── Information shown

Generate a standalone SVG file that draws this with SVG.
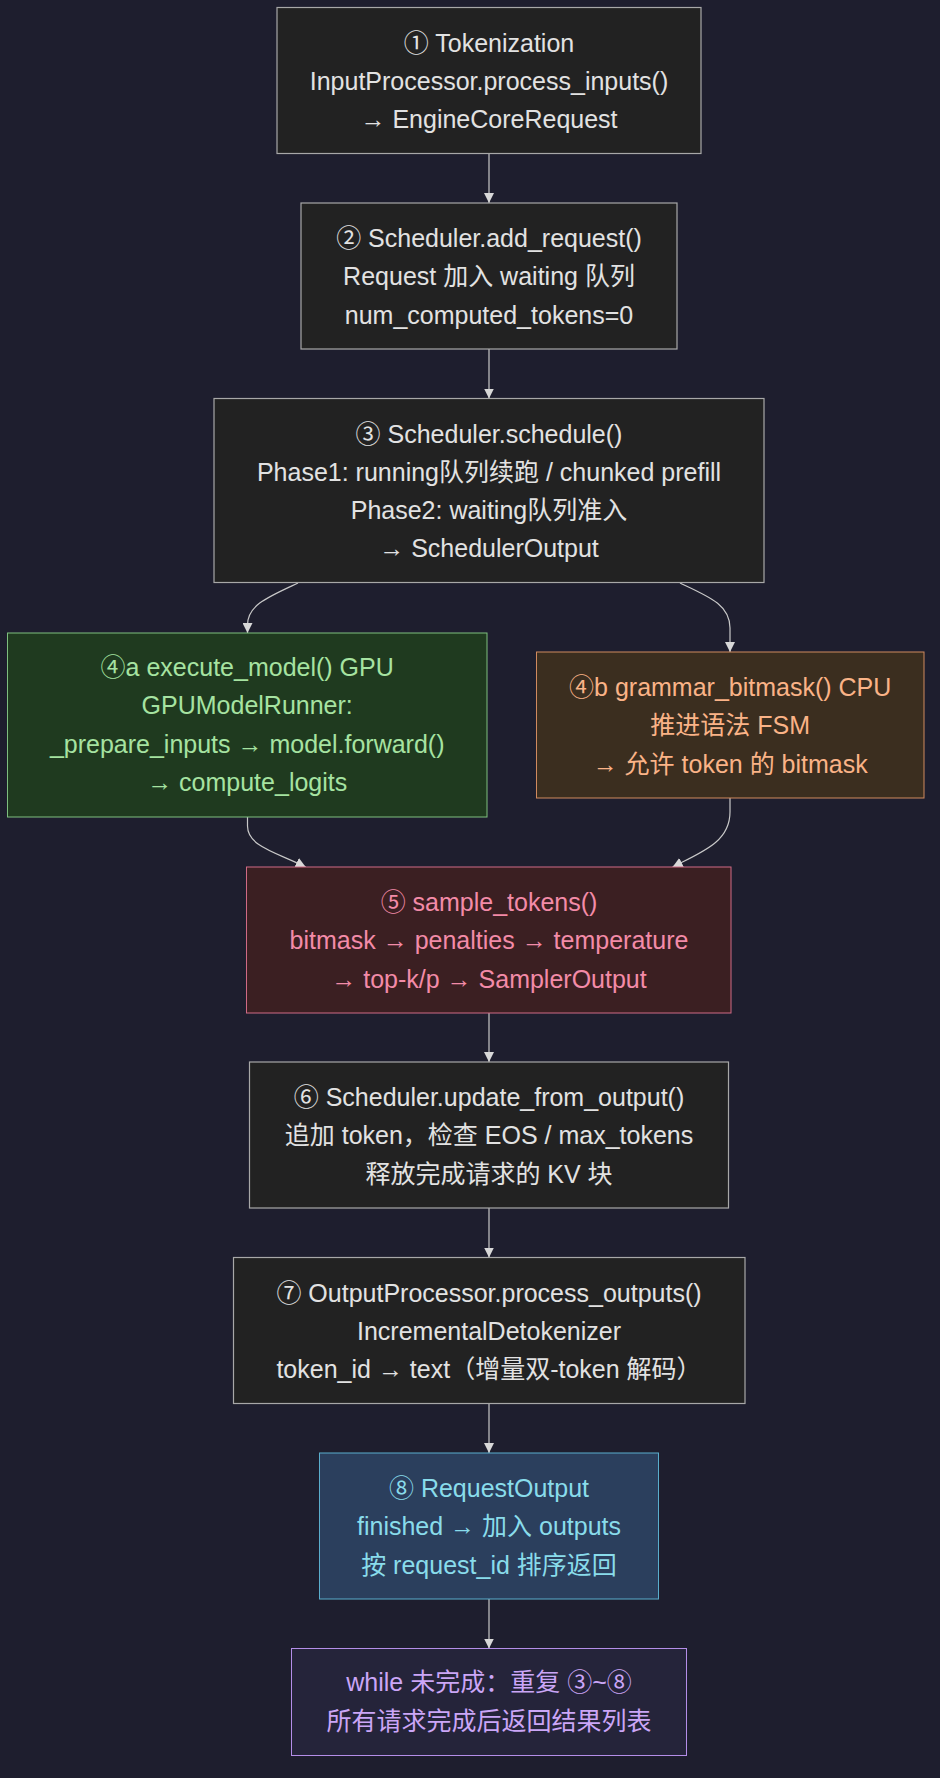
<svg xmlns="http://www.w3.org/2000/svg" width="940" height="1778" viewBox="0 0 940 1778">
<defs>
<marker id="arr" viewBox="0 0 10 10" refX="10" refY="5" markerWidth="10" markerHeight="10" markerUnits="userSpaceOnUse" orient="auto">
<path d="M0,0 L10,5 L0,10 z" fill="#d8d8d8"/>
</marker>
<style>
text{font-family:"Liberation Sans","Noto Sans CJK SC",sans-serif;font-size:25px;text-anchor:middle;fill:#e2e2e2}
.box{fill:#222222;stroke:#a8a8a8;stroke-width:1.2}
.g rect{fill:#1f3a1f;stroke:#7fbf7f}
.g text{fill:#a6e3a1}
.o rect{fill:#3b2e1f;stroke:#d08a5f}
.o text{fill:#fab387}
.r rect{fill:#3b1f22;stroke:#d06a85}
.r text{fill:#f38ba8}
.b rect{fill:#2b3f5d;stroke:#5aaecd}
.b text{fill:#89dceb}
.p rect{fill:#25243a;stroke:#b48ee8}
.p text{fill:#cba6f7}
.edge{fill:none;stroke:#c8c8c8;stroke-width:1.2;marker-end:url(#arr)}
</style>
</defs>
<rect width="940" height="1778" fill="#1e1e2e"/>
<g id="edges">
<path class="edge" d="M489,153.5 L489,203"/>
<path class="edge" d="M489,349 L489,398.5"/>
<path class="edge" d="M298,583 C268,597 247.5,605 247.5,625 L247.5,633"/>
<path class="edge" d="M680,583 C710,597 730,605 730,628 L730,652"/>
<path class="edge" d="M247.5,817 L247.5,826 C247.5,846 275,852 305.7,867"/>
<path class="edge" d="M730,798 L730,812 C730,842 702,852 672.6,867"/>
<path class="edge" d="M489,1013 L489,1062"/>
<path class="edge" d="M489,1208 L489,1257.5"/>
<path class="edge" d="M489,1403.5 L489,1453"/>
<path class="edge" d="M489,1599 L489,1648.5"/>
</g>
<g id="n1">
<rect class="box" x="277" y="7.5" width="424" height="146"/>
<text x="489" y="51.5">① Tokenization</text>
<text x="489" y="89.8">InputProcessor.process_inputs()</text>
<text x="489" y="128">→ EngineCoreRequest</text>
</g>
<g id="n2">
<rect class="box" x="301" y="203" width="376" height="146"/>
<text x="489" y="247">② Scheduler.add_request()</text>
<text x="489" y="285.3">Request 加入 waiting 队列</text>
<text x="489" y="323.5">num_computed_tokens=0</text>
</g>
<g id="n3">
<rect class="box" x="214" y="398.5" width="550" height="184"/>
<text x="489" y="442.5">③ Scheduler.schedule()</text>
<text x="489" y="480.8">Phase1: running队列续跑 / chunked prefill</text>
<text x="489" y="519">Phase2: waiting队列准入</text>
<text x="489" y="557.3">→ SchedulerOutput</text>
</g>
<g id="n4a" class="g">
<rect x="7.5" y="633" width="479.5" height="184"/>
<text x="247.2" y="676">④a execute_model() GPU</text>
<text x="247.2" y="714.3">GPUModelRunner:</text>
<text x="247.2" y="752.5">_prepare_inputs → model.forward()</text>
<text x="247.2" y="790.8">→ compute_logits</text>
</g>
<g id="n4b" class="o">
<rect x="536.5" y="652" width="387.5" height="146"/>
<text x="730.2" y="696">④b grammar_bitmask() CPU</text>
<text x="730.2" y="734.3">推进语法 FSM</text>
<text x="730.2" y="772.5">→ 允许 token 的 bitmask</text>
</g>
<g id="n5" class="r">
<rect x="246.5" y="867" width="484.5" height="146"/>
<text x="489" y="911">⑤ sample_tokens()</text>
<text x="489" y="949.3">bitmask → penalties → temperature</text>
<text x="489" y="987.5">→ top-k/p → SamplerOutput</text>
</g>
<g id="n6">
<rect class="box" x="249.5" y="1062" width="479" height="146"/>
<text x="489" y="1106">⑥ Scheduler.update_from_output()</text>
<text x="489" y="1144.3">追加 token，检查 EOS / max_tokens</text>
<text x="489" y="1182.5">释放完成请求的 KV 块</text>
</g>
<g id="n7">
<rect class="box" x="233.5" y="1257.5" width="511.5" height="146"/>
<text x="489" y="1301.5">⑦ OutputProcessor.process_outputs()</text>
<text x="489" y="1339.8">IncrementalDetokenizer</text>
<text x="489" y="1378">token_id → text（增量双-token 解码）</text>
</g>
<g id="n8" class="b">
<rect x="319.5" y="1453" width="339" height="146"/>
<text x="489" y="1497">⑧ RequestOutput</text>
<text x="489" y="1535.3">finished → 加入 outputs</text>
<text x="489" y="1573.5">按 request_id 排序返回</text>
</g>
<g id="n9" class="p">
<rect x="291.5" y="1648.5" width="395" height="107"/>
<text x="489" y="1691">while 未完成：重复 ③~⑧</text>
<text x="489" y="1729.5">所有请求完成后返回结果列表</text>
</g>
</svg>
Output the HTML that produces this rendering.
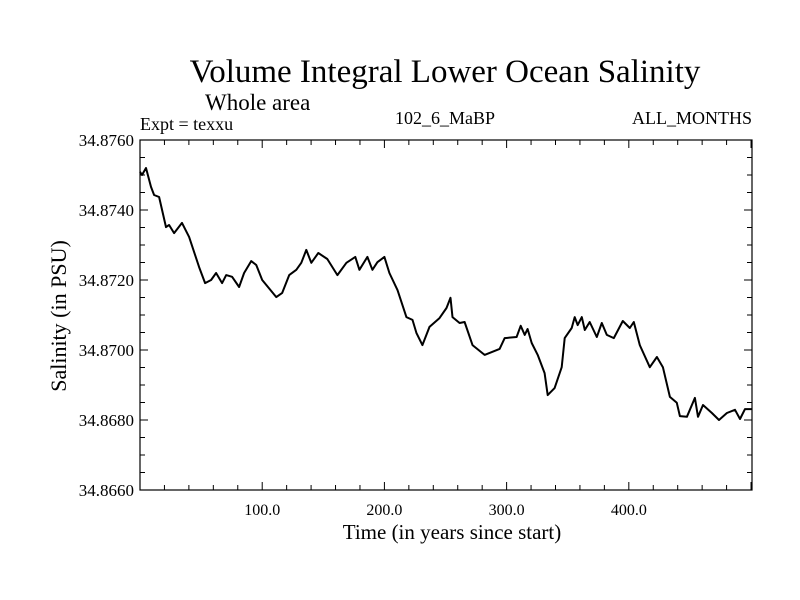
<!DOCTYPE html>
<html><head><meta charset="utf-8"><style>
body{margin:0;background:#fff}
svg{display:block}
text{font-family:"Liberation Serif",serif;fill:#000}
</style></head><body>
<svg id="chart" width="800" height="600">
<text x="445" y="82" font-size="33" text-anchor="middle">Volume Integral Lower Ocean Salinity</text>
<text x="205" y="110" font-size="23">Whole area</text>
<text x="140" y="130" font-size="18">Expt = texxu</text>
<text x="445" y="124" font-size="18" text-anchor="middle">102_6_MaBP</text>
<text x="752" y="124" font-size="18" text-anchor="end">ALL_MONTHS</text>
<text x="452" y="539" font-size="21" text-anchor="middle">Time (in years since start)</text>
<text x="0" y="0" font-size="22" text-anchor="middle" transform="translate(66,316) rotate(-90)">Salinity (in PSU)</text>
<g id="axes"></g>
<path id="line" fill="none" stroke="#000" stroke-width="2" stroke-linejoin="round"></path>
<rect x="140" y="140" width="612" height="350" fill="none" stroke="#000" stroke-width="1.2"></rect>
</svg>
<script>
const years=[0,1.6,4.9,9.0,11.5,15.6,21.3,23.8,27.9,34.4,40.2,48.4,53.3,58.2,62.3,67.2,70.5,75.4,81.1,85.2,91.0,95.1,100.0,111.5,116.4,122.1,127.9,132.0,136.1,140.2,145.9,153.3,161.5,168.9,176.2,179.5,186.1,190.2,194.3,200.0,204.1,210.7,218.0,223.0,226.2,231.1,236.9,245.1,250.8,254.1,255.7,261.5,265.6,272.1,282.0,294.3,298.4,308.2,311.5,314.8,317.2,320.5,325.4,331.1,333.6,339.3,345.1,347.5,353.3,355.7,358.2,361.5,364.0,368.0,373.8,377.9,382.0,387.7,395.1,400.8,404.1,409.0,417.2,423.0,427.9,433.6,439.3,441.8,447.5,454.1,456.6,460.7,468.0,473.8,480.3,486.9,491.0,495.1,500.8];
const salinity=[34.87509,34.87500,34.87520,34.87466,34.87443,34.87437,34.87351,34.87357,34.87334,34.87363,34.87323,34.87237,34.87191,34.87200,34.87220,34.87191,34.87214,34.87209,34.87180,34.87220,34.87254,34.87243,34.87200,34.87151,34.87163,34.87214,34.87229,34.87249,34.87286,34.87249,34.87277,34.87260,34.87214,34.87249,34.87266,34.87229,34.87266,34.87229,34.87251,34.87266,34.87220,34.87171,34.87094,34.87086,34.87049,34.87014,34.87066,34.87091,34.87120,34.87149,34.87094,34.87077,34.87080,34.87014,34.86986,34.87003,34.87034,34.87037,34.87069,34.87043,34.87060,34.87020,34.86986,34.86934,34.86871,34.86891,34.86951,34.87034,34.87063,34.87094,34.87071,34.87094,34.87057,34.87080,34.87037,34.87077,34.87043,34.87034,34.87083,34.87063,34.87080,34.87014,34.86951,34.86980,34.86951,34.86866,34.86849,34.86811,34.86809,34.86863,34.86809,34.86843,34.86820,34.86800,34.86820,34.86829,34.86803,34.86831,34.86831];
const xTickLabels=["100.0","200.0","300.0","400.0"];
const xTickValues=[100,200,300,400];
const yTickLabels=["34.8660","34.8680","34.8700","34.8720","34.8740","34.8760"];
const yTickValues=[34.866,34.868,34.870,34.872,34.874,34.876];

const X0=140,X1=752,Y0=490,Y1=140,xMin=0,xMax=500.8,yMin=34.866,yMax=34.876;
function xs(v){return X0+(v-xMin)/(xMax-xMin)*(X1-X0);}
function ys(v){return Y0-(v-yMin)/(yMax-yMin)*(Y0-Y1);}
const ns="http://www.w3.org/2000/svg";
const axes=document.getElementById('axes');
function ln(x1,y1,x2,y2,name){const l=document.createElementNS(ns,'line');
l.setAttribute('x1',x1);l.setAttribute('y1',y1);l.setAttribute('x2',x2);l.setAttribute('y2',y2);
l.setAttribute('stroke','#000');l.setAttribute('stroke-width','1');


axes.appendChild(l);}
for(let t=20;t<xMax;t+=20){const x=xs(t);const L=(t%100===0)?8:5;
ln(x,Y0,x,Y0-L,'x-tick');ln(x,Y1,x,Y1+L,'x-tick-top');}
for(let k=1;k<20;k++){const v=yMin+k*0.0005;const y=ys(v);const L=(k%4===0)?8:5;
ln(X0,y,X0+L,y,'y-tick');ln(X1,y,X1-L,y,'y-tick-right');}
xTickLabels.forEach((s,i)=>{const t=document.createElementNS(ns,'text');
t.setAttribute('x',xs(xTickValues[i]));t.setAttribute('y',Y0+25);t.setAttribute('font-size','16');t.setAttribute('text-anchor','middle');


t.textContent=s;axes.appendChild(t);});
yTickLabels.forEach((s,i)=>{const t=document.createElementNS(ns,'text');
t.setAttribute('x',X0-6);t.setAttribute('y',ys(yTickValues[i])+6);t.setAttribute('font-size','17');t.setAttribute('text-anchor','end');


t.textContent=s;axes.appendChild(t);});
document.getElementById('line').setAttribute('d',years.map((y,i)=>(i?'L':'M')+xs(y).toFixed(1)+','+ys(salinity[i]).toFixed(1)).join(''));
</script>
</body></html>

────

## Problem requirements
Show all lines in the entries above where the string "that" appears.

## Result
Generate a standalone SVG file that draws this with SVG.
Output the HTML that produces this rendering.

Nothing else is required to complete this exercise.